begin Records shown

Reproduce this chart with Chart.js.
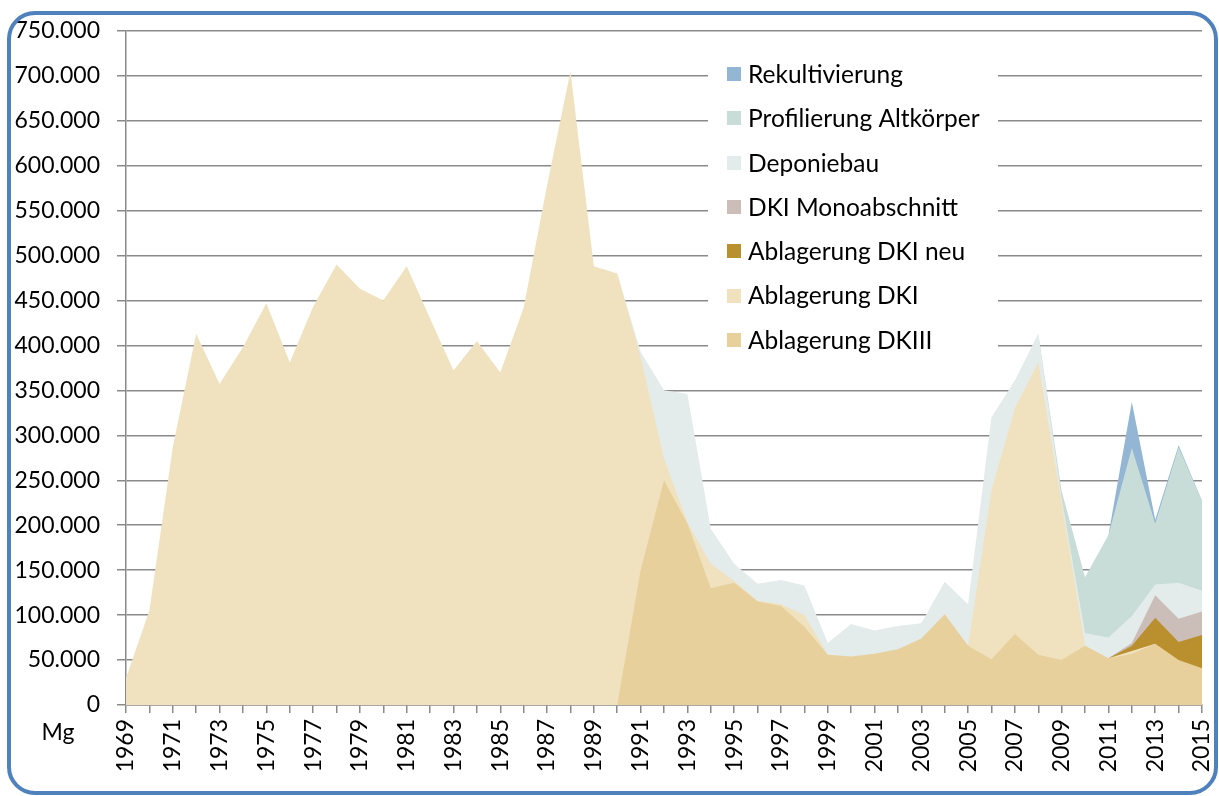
<!DOCTYPE html>
<html><head><meta charset="utf-8">
<script src="https://cdn.jsdelivr.net/npm/chart.js@4/dist/chart.umd.min.js"></script>
<style>html,body{margin:0;padding:0;background:#fff}#wrap{width:1219px;height:796px;position:relative}</style>
</head><body><div id="wrap"><canvas id="c"></canvas></div>
<script>
const years = ['1969','1970','1971','1972','1973','1974','1975','1976','1977','1978','1979','1980','1981','1982','1983','1984','1985','1986','1987','1988','1989','1990','1991','1992','1993','1994','1995','1996','1997','1998','1999','2000','2001','2002','2003','2004','2005','2006','2007','2008','2009','2010','2011','2012','2013','2014','2015'];

// values in Mg
const ablagerungDKIII = [0,0,0,0,0,0,0,0,0,0,0,0,0,0,0,0,0,0,0,0,0,0,150000,250000,202000,130000,136000,115000,110000,87000,56000,54000,57000,62000,74000,101000,66000,51000,79000,56000,50000,66000,52000,57000,68000,50000,41000];
const ablagerungDKI = [30000,105000,287000,413000,357000,398000,447000,381000,443000,490000,463000,450000,488000,430000,372000,405000,370000,442000,578000,705000,488000,480000,237000,24000,1000,27000,2000,1000,2000,13000,0,0,0,0,0,0,0,188000,251000,325000,175000,0,0,3000,0,0,0];
const ablagerungDKINeu = [0,0,0,0,0,0,0,0,0,0,0,0,0,0,0,0,0,0,0,0,0,0,0,0,0,0,0,0,0,0,0,0,0,0,0,0,0,0,0,0,0,0,0,6000,29000,20000,37000];
const dkiMonoabschnitt = [0,0,0,0,0,0,0,0,0,0,0,0,0,0,0,0,0,0,0,0,0,0,0,0,0,0,0,0,0,0,0,0,0,0,0,0,0,0,0,0,0,0,0,3000,25000,26000,26000];
const deponiebau = [0,0,0,0,0,0,0,0,0,0,0,0,0,0,0,0,0,0,0,0,0,0,6000,76000,143000,39000,19000,19000,27000,33000,13000,36000,26000,26000,17000,36000,46000,81000,31000,32000,5000,14000,23000,30000,12000,40000,23000];
const profilierungAltkoerper = [0,0,0,0,0,0,0,0,0,0,0,0,0,0,0,0,0,0,0,0,0,0,0,0,0,0,0,0,0,0,0,0,0,0,0,0,0,0,0,0,8000,62000,114000,187000,68000,151000,100000];
const rekultivierung = [0,0,0,0,0,0,0,0,0,0,0,0,0,0,0,0,0,0,0,0,0,0,0,0,0,0,0,0,0,0,0,0,0,0,0,0,0,0,0,0,0,0,0,51000,4000,2000,0];

const yMin = 0, yMax = 750000, yStep = 50000;

const seriesDefs = [
  ['Ablagerung DKIII', ablagerungDKIII, '#E8D09C'],
  ['Ablagerung DKI', ablagerungDKI, '#F0E1BF'],
  ['Ablagerung DKI neu', ablagerungDKINeu, '#BA902F'],
  ['DKI Monoabschnitt', dkiMonoabschnitt, '#CBBDB7'],
  ['Deponiebau', deponiebau, '#E3ECEA'],
  ['Profilierung Altkörper', profilierungAltkoerper, '#C8DCD8'],
  ['Rekultivierung', rekultivierung, '#93B6D5']
];

// drop zero points that carry no area (avoid edge build-up of empty layers)
const mask = arr => arr.map((v, i) =>
  (v === 0 && (i === 0 || arr[i - 1] === 0) && (i === arr.length - 1 || arr[i + 1] === 0)) ? null : v);

const fmt = v => String(v).replace(/\B(?=(\d{3})+(?!\d))/g, '.');

const deco = {
  id: 'deco',
  beforeDraw(chart) {
    const c = chart.ctx; c.save(); c.fillStyle = '#fff'; c.fillRect(0, 0, chart.width, chart.height); c.restore();
  },
  beforeDatasetsDraw(chart) {
    const c = chart.ctx; c.save();
    c.fillStyle = '#fff';
    c.fillRect(708, 52, 290, 312);
    const ds = chart.data.datasets.slice().reverse();
    c.font = '24.5px Lato';
    c.textBaseline = 'middle';
    c.textAlign = 'left';
    ds.forEach((d, i) => {
      const y = 74 + i * 44.3;
      c.fillStyle = d.backgroundColor;
      c.fillRect(727, Math.round(y - 7), 14, 14);
      c.fillStyle = '#000';
      c.fillText(d.label, 748, y + 1);
    });
    c.restore();
  },
  afterDraw(chart) {
    const c = chart.ctx; c.save();
    c.strokeStyle = '#4F81BD'; c.lineWidth = 4;
    c.beginPath(); c.roundRect(9, 13, 1207, 780, 26); c.stroke();
    c.fillStyle = '#000'; c.font = '23px Lato'; c.textAlign = 'center'; c.textBaseline = 'middle';
    c.fillText('Mg', 58, 733);
    c.restore();
  }
};

new Chart(document.getElementById('c'), {
  type: 'line',
  data: {
    labels: years,
    datasets: seriesDefs.map(([label, data, color]) => ({
      label, data: mask(data),
      backgroundColor: color,
      borderColor: 'rgba(0,0,0,0)',
      borderWidth: 0,
      pointRadius: 0,
      pointHoverRadius: 0,
      tension: 0,
      spanGaps: false,
      fill: 'origin'
    }))
  },
  options: {
    responsive: true,
    maintainAspectRatio: false,
    animation: false,
    devicePixelRatio: 1,
    layout: { padding: { top: 29, right: 17, left: 0, bottom: 0 } },
    plugins: { legend: { display: false }, tooltip: { enabled: false } },
    scales: {
      x: {
        type: 'category',
        offset: false,
        grid: { drawOnChartArea: false, drawTicks: true, tickLength: 8, color: '#8a8a8a', lineWidth: 1.5 },
        border: { display: true, color: '#8a8a8a', width: 1.5 },
        ticks: {
          autoSkip: false, maxRotation: 90, minRotation: 90, padding: 6,
          color: '#000', font: { family: 'Lato', size: 23 },
          callback: (v, i) => (i % 2 === 0 ? years[i] : '')
        },
        afterFit: s => { s.height = 91; s.paddingRight = 0; s.paddingLeft = 0; }
      },
      y: {
        stacked: true,
        min: yMin, max: yMax,
        grid: { color: '#8a8a8a', lineWidth: 1.5, tickLength: 9 },
        border: { display: true, color: '#8a8a8a', width: 1.5 },
        ticks: { stepSize: yStep, padding: 17, color: '#000', font: { family: 'Lato', size: 23 }, callback: v => fmt(v) },
        afterFit: s => { s.width = 126; }
      }
    }
  },
  plugins: [deco]
});
</script></body></html>
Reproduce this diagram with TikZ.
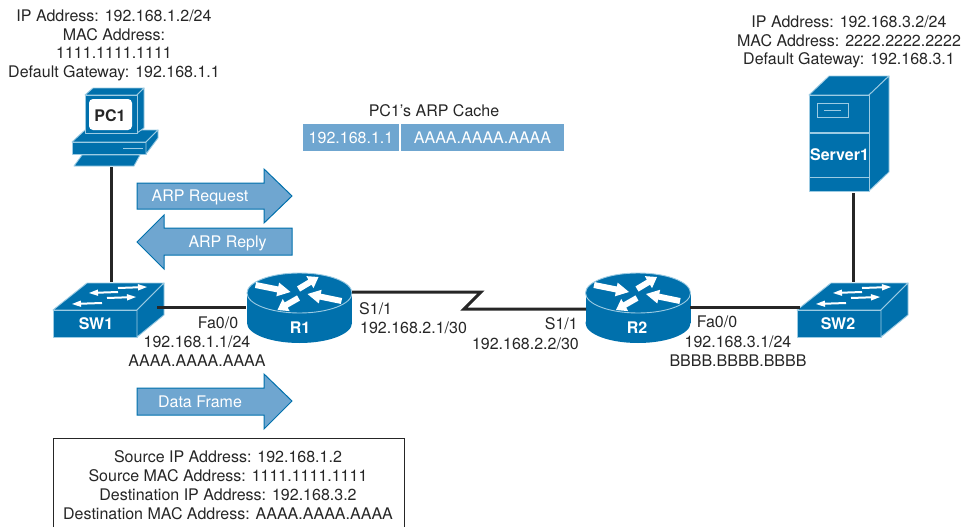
\documentclass[tikz,border=0pt]{standalone}
\usepackage{fontspec}
\setmainfont{TeX Gyre Heros}
\usetikzlibrary{calc}
\definecolor{devblue}{HTML}{0070AC}
\definecolor{edgeblue}{HTML}{9CCBE3}
\definecolor{panelblue}{HTML}{6FA6D0}
\definecolor{inkgray}{HTML}{262626}
\newcommand{\flatarrow}[5]{%
  \fill[white] ($(#1)!#3!90:(#2)$) -- ($(#2)!#4!(#1)!#3!-90:(#1)$) -- ($(#2)!#4!(#1)!#5!-90:(#1)$) -- (#2)
   -- ($(#2)!#4!(#1)!#5!90:(#1)$) -- ($(#2)!#4!(#1)!#3!90:(#1)$) -- ($(#1)!#3!-90:(#2)$) -- cycle;}
\tikzset{
  x=1pt,y=-1pt,
  txt/.style={font=\fontsize{16}{18.8}\selectfont,text=inkgray,inner sep=0pt,align=center},
  devlabel/.style={font=\fontsize{16}{18}\selectfont\bfseries,text=white,inner sep=0pt},
  link/.style={line width=3pt,draw=inkgray},
  devface/.style={fill=devblue,draw=edgeblue,line width=0.9pt,line join=round},
  flow/.style={fill=panelblue,draw=devblue,line width=1pt,line join=miter},
  cell/.style={fill=panelblue,draw=none,minimum height=27pt,inner sep=0pt,text=white,font=\fontsize{16}{18}\selectfont},
  flowtxt/.style={font=\fontsize{16}{18}\selectfont,text=white,inner sep=0pt},
  pics/routerdev/.style={code={
    \fill[devblue] (-52.5,0) rectangle (52.5,30);
    \fill[devblue] (0,30) ellipse [x radius=52.5pt,y radius=20pt];
    \draw[devface] (0,0) ellipse [x radius=52.5pt,y radius=20pt];
    \flatarrow{-44,-8}{-9,-1}{3pt}{13pt}{7pt}
    \flatarrow{-1,-4}{19,-16}{3pt}{10pt}{7pt}
    \flatarrow{42,8}{8,1}{3pt}{13pt}{7pt}
    \flatarrow{-1,5}{-22,17}{3pt}{10pt}{7pt}
  }},
  pics/switchdev/.style={code={
    \path[devface] (-84,0) -- (-50,-27) -- (27,-27) -- (0,0) -- cycle;
    \path[devface] (-84,0) rectangle (0,27);
    \path[devface] (0,0) -- (27,-27) -- (27,5) -- (0,27) -- cycle;
    \flatarrow{-19,-22}{10,-23}{1pt}{9pt}{3.2pt}
    \flatarrow{-19,-18}{-48,-17}{1pt}{9pt}{3.2pt}
    \flatarrow{-30,-12}{-1,-13}{1pt}{9pt}{3.2pt}
    \flatarrow{-35,-7}{-65,-6}{1pt}{9pt}{3.2pt}
  }}
}
\begin{document}
\begin{tikzpicture}
\useasboundingbox (0,0) rectangle (963,527);

% PC1
\path[devface] (85,130) -- (72,142) -- (146,142) -- (158,130) -- cycle;
\path[devface] (72,142) rectangle (146,154);
\path[devface] (146,142) -- (158,130) -- (158,138) -- (146,154) -- cycle;
\draw[edgeblue,line width=1pt] (123,148) -- (143,148);
\path[devface] (74,166) -- (82,155) -- (140,155) -- (134,166) -- cycle;
\path[devface] (85,95) -- (93,88) -- (144,88) -- (137,95) -- cycle;
\path[devface] (137,95) -- (144,88) -- (144,128) -- (137,133) -- cycle;
\path[devface] (85,95) rectangle (137,133);
\fill[white,rounded corners=4pt] (89,99) rectangle (132,130);
\node[font=\fontsize{16}{18}\selectfont\bfseries,text=inkgray,inner sep=0pt] (pc1) at (110,116) {PC1};

% Server1
\path[devface] (809,95) -- (829,76) -- (889,76) -- (869,95) -- cycle;
\path[devface] (869,95) -- (889,76) -- (889,172) -- (869,191) -- cycle;
\path[devface] (809,95) rectangle (869,191);
\draw[edgeblue,line width=1.3pt] (809,133) -- (869,133);
\draw[edgeblue,line width=0.9pt] (809,177) -- (869,177);
\draw[edgeblue,line width=0.9pt] (817,103.5) rectangle (848,117);
\draw[edgeblue,line width=0.9pt] (824,110) -- (841,110);
\node[devlabel] (server1) at (839.5,154.5) {Server1};

% Switches
\pic at (137,310) {switchdev};
\pic at (881,310) {switchdev};
\node[devlabel] (sw1) at (96,323.5) {SW1};
\node[devlabel] (sw2) at (838,323.5) {SW2};

% Routers
\pic at (299.5,293) {routerdev};
\pic at (638,293) {routerdev};
\node[devlabel] (r1) at (300,327.5) {R1};
\node[devlabel] (r2) at (637,328) {R2};

% Ports and connectors
\coordinate (pc1port) at (111,167);
\coordinate (sw1top) at (111,282);
\coordinate (sw1right) at (157,307);
\coordinate (r1left) at (246,307);
\coordinate (r1right) at (352,292);
\coordinate (zigtop) at (481,292);
\coordinate (zigbot) at (464,309);
\coordinate (r2left) at (586,309);
\coordinate (r2right) at (690,307);
\coordinate (sw2left) at (800,307);
\coordinate (srvport) at (853,193);
\coordinate (sw2top) at (853,282);
\draw[link] (pc1port) -- (sw1top);
\draw[link] (sw1right) -- (r1left);
\draw[link,line join=miter] (r1right) -- (zigtop) -- (zigbot) -- (r2left);
\draw[link] (r2right) -- (sw2left);
\draw[link] (srvport) -- (sw2top);

% Flow arrows
\path[flow] (137,183) -- (264,183) -- (264,169) -- (292,196) -- (264,223) -- (264,209) -- (137,209) -- cycle;
\path[flow] (292,228) -- (164,228) -- (164,215) -- (137,242) -- (164,269) -- (164,255) -- (292,255) -- cycle;
\path[flow] (137,388) -- (264,388) -- (264,374) -- (292,401) -- (264,429) -- (264,415) -- (137,415) -- cycle;
\node[flowtxt] (arpreq) at (200,197) {ARP Request};
\node[flowtxt] (arprep) at (227.5,243) {ARP Reply};
\node[flowtxt] (dataframe) at (200,402) {Data Frame};

% ARP cache
\node[txt] (cachetitle) at (434,111) {PC1’s ARP Cache};
\node[cell,minimum width=96pt] (cacheip) at (351,137.5) {192.168.1.1};
\node[cell,minimum width=163pt] (cachemac) at (482.5,137.5) {AAAA.AAAA.AAAA};

% Host texts
\node[txt] (pc1info) at (114,45.5) {IP Address: 192.168.1.2/24\\MAC Address:\\1111.1111.1111\\Default Gateway: 192.168.1.1};
\node[txt] (srvinfo) at (849,42) {IP Address: 192.168.3.2/24\\MAC Address: 2222.2222.2222\\Default Gateway: 192.168.3.1};

% Interface labels
\node[txt] (r1fa) at (218,323) {Fa0/0};
\node[txt] (r1faip) at (197,342) {192.168.1.1/24};
\node[txt] (r1famac) at (197,361) {AAAA.AAAA.AAAA};
\node[txt,anchor=west] (r1s) at (359,309) {S1/1};
\node[txt,anchor=west] (r1sip) at (360,328) {192.168.2.1/30};
\node[txt,anchor=east] (r2s) at (578,324) {S1/1};
\node[txt,anchor=east] (r2sip) at (579,344) {192.168.2.2/30};
\node[txt] (r2fa) at (717,322) {Fa0/0};
\node[txt] (r2faip) at (738,342) {192.168.3.1/24};
\node[txt] (r2famac) at (738,361) {BBBB.BBBB.BBBB};

% Frame details
\draw[inkgray,line width=1pt] (53,527) -- (53,438) -- (404,438) -- (404,527);
\node[txt] (frameinfo) at (228,485) {Source IP Address: 192.168.1.2\\Source MAC Address: 1111.1111.1111\\Destination IP Address: 192.168.3.2\\Destination MAC Address: AAAA.AAAA.AAAA};
\end{tikzpicture}
\end{document}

end Records shown

▶ _What you have to do_
Wherever "with" shows up in a line, copy that line.

▶ _Task answer_
Reproduce this chart with Chart.js.
Reproduce this diagram with TikZ.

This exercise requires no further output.